15Toujours en 1967 Richard L. Frautschi s’interroge néanmoins sur cette « prétendue » ou « supposée » chaîne secrète16 : récusant ouvertement les interprétations antérieures, mais sans se focaliser sur ce qui a fait le succès de la formule auprès des critiques, il attire aussi l’attention sur l’autre adjectif par lequel Montesquieu qualifie la chaîne, « en quelque façon inconnue », autrement dit « nouvelle ». L’originalité de cette analyse est de se livrer à une lecture rigoureuse des « Quelques réflexions » – alors que les autres études privilégiaient plutôt leur système interprétatif. C’est dans la notion de nouveauté, et donc d’étonnement, qu’il trouve le principe unifiant qui pour lui représente la vraie chaîne, en l’occurrence le ton employé par chacun des correspondants, celui de la surprise ou d’autres émotions. L’année suivante voit J. Robert Loy traiter rapidement le problème au fil d’un ouvrage général sur Montesquieu17 : la juxtaposition entre la réalité et la perception qu’en ont les Persans constitue la chaîne, le contraste entre les deux devant inciter le lecteur à reconsidérer sa propre manière de voir et ses propres croyances. Chez Loy comme chez Frautschi, la « chaîne secrète » est donc finalement moins une clé interprétative qu’un principe explicatif : elle définit un point de vue sans privilégier le caractère « secret », tout comme chez Patrick O’Reilly18, pour qui le maître-mot est celui de l’ironie, centrée sur le personnage d’Usbek.
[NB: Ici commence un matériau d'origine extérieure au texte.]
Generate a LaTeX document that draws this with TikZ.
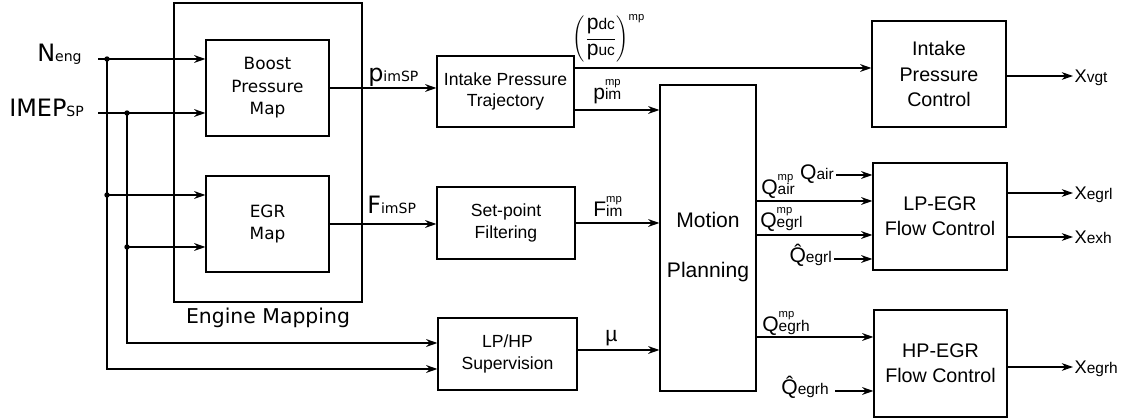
\documentclass[tikz,border=0pt]{standalone}
\usepackage{amsmath}
\usepackage{fontspec}
\setmainfont{Liberation Sans}
\newfontfamily\dejavu{DejaVu Sans}
\usetikzlibrary{arrows.meta,positioning}

% signal names: small index on the base line, optional "mp" above it
\newcommand{\lsub}[2]{#1{\fontsize{11}{12}\selectfont #2}}
\newcommand{\lsig}[3]{#1\rlap{\raisebox{10.5pt}{\fontsize{8}{9}\selectfont #3}}{\fontsize{11}{12}\selectfont #2}}
\newcommand{\dsub}[2]{{\dejavu #1{\fontsize{10}{11}\selectfont #2}}}

\begin{document}
\begin{tikzpicture}[
    x=0.025cm, y=-0.025cm,
    blk/.style={rectangle, draw, line width=0.8pt, inner sep=0pt, align=center},
    mapblk/.style={blk, font=\dejavu\fontsize{12}{16}\selectfont},
    midblk/.style={blk, font=\fontsize{12.5}{15.5}\selectfont},
    ctlblk/.style={blk, font=\fontsize{14}{18}\selectfont},
    wire/.style={line width=0.8pt},
    arr/.style={wire, -{Stealth[length=8pt, width=5.5pt, inset=2.5pt]}},
    sig/.style={inner sep=0pt, font=\fontsize{15}{18}\selectfont},
    insig/.style={inner sep=0pt, font=\fontsize{17}{20}\selectfont},
    outsig/.style={anchor=west, inner sep=1pt, text height=10pt, text depth=1pt, font=\fontsize{13}{15}\selectfont},
    dot/.style={circle, fill, inner sep=0pt, minimum size=3.8pt}
]
    \useasboundingbox (0,0) rectangle (1121,419);

    % --- ENGINE MAPPING ---
    \node[blk, minimum width=4.7cm, minimum height=7.475cm] (engmap) at (268,152.5) {};
    \node[mapblk, minimum width=3.075cm, minimum height=2.4cm] (boost) at (267.5,88) {Boost\\Pressure\\Map};
    \node[mapblk, minimum width=3.075cm, minimum height=2.4cm] (egr) at (267.5,224) {EGR\\Map};
    \node[anchor=base, inner sep=0pt, font=\dejavu\fontsize{14.5}{17}\selectfont] (engmaplbl) at (268,324) {Engine Mapping};

    % --- MIDDLE BLOCKS ---
    \node[midblk, minimum width=3.425cm, minimum height=1.775cm] (ipt) at (505.5,91.5) {Intake Pressure\\Trajectory};
    \node[midblk, minimum width=3.45cm, minimum height=1.8cm] (spf) at (506,223) {Set-point\\Filtering};
    \node[midblk, minimum width=3.475cm, minimum height=1.8cm] (lphp) at (507.5,354) {LP/HP\\Supervision};

    \node[blk, minimum width=2.4cm, minimum height=7.65cm] (mp) at (708,238) {};
    \node[align=center, font=\fontsize{15}{18}\selectfont] (mplbl) at (708,247) {Motion\\[18pt]Planning};

    % --- CONTROLLERS ---
    \node[ctlblk, minimum width=3.35cm, minimum height=2.65cm] (ipc) at (939,74) {Intake\\Pressure\\Control};
    \node[ctlblk, minimum width=3.35cm, minimum height=2.675cm] (lpegr) at (940,216.5) {LP-EGR\\Flow Control};
    \node[ctlblk, minimum width=3.325cm, minimum height=2.675cm] (hpegr) at (940.5,363.5) {HP-EGR\\Flow Control};

    % --- INPUTS AND BRANCHES ---
    \node[insig, anchor=base west] (neng) at (37,62) {\dsub{N}{eng}};
    \node[insig, anchor=base west] (imep) at (9,117) {\dsub{IMEP}{SP}};
    \coordinate (nengin) at (98,59);
    \coordinate (imepin) at (98,113);
    \coordinate (njoin) at (107,59);
    \coordinate (ijoin) at (127,113);
    \coordinate (njoin2) at (107,195);
    \coordinate (ijoin2) at (127,247);
    \coordinate (nbot) at (107,369);
    \coordinate (ibot) at (127,343);

    \draw[arr] (nengin) -- (boost.west |- nengin);
    \draw[arr] (imepin) -- (boost.west |- imepin);
    \draw[arr] (njoin2) -- (egr.west |- njoin2);
    \draw[arr] (ijoin2) -- (egr.west |- ijoin2);
    \draw[arr] (njoin) -- (nbot) -- (lphp.west |- nbot);
    \draw[arr] (ijoin) -- (ibot) -- (lphp.west |- ibot);
    \foreach \c in {njoin,ijoin,njoin2,ijoin2}
        \node[dot] (dot-\c) at (\c) {};

    % --- SET-POINTS ---
    \draw[arr] (boost.east) -- (boost.east -| ipt.west);
    \node[insig, anchor=base west] (pimsp) at (368,82) {\dsub{p}{imSP}};
    \draw[arr] (egr.east) -- (egr.east -| spf.west);
    \node[insig, anchor=base west] (fimsp) at (367,214) {\dsub{F}{imSP}};

    \draw[arr] (ipt.east |- 0,68) -- (ipc.west |- 0,68);
    \node[inner sep=0pt, anchor=base, font=\fontsize{11}{13}\selectfont] (ratio) at (609,43)
        {$\left(\genfrac{}{}{0.6pt}{0}{\hbox{\fontsize{15}{18}\selectfont\rule[-5pt]{0pt}{0pt}\lsub{p}{dc}}}{\hbox{\fontsize{15}{18}\selectfont\rule{0pt}{9.5pt}\lsub{p}{uc}}}\right)^{\hbox{\fontsize{8}{9}\selectfont mp}}$};
    \draw[arr] (ipt.east |- 0,110) -- (mp.west |- 0,110);
    \node[sig, anchor=base west] (pim) at (593,100) {\lsig{p}{im}{mp}};
    \draw[arr] (spf.east) -- (spf.east -| mp.west);
    \node[sig, anchor=base west] (fim) at (593,217) {\lsig{F}{im}{mp}};
    \draw[arr] (lphp.east |- 0,350) -- (mp.west |- 0,350);
    \node[sig, anchor=base west] (mu) at (605,342) {µ};

    % --- TRAJECTORIES TO CONTROLLERS ---
    \draw[arr] (mp.east |- 0,201) -- (lpegr.west |- 0,201);
    \node[sig, anchor=base west] (qairmp) at (761,195) {\lsig{Q}{air}{mp}};
    \draw[arr] (mp.east |- 0,235) -- (lpegr.west |- 0,235);
    \node[sig, anchor=base west] (qegrlmp) at (760,228) {\lsig{Q}{egrl}{mp}};
    \draw[arr] (mp.east |- 0,337) -- (hpegr.west |- 0,337);
    \node[sig, anchor=base west] (qegrhmp) at (762,332) {\lsig{Q}{egrh}{mp}};

    % measured flows
    \node[sig, anchor=base east] (qair) at (834,180) {\lsub{Q}{air}};
    \coordinate (qairin) at (836,175);
    \draw[arr] (qairin) -- (lpegr.west |- qairin);
    \node[sig, anchor=base east] (qhegrl) at (832,263) {\lsub{\^{Q}}{egrl}};
    \coordinate (qhegrlin) at (834,259);
    \draw[arr] (qhegrlin) -- (lpegr.west |- qhegrlin);
    \node[sig, anchor=base east] (qhegrh) at (829,395) {\lsub{\^{Q}}{egrh}};
    \coordinate (qhegrhin) at (835,391);
    \draw[arr] (qhegrhin) -- (hpegr.west |- qhegrhin);

    % --- ACTUATOR OUTPUTS ---
    \node[outsig] (xvgt) at (1073,76) {\lsub{X}{vgt}};
    \draw[arr] (ipc.east |- xvgt.west) -- (xvgt.west);
    \node[outsig] (xegrl) at (1073,193) {\lsub{X}{egrl}};
    \draw[arr] (lpegr.east |- xegrl.west) -- (xegrl.west);
    \node[outsig] (xexh) at (1073,237) {\lsub{X}{exh}};
    \draw[arr] (lpegr.east |- xexh.west) -- (xexh.west);
    \node[outsig] (xegrh) at (1073,367) {\lsub{X}{egrh}};
    \draw[arr] (hpegr.east |- xegrh.west) -- (xegrh.west);
\end{tikzpicture}
\end{document}
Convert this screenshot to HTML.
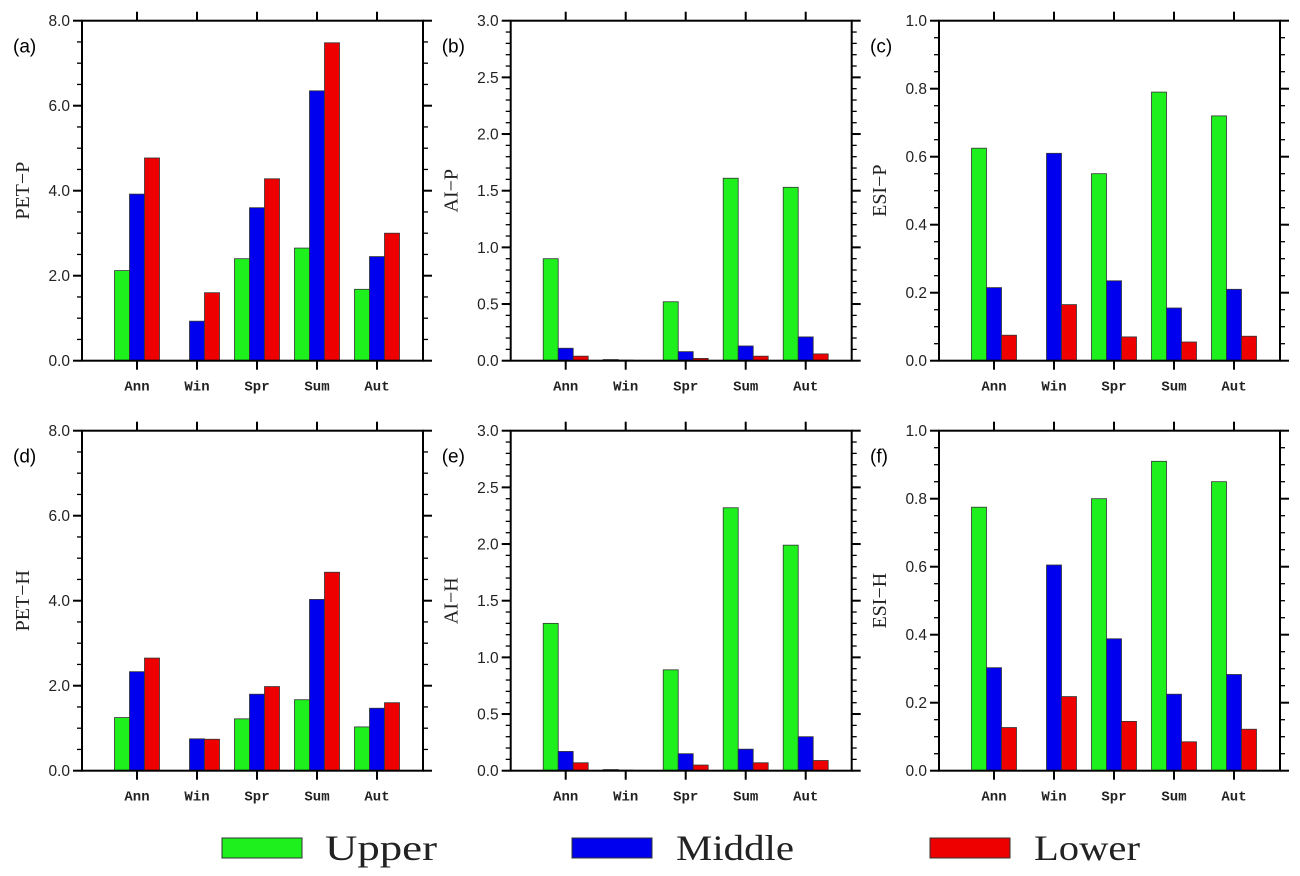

La chaîne semble donc avoir perdu de son brillant, au profit du souci plus modeste de proposer une lecture unifiante, tant les critiques sont sensibles à la diversité des sujets traités ; l’image de la chaîne a d’ailleurs disparu des titres, ou apparaît relativisée : elle a trouvé semble-t-il ses limites.
16Les années suivantes n’en montrent pas moins son retour, mais sur des bases entièrement différentes : l’analyse structurale des Lettres persanes est au cœur de plusieurs études qui ne doivent pas beaucoup à leurs grandes aînées, sauf le désir de les dépasser et surtout l’affichage de l’image dans leur titre. L’idée d’herméneutique revient donc en force, comme en 1973 chez Mary Crumpacker, « The Secret Chain of the Lettres persanes and the Mystery of the B Edition »19, qui propose un regroupement évidemment différent de celui de Pauline Kra dix ans plus tôt ; le « mystère » est celui de l’édition de l’automne 1721, « corrigée, augmentée et diminuée par l’auteur », qu’elle entend résoudre par le seul jeu des correspondances, réponses, échos entre les lettres. En 1972 Agnes D. Raymond livrait plus modestement « Encore quelques réflexions sur la “chaîne secrète” des Lettres persanes »20 et définissait la question, à l’inverse, par rapport à deux événements historiques capitaux, la bulle Unigenitus et le système de Law, auxquels peuvent être rapportés la plupart des épisodes et des thèmes ; la chaîne est celle des « causes infinies » ; elle est donc d’ordre philosophique. En 1974 Nick Roddick21 désigne sans hésitation l’intercalation d’exotica et d’erotica persans dans l’ouvrage comme constituant la « chaîne secrète » ; il fait émerger à son tour une structure, tout en constatant que Montesquieu ne l’a pas suivie jusqu’au bout – les Lettres persanes finissant par apparaître comme un puzzle.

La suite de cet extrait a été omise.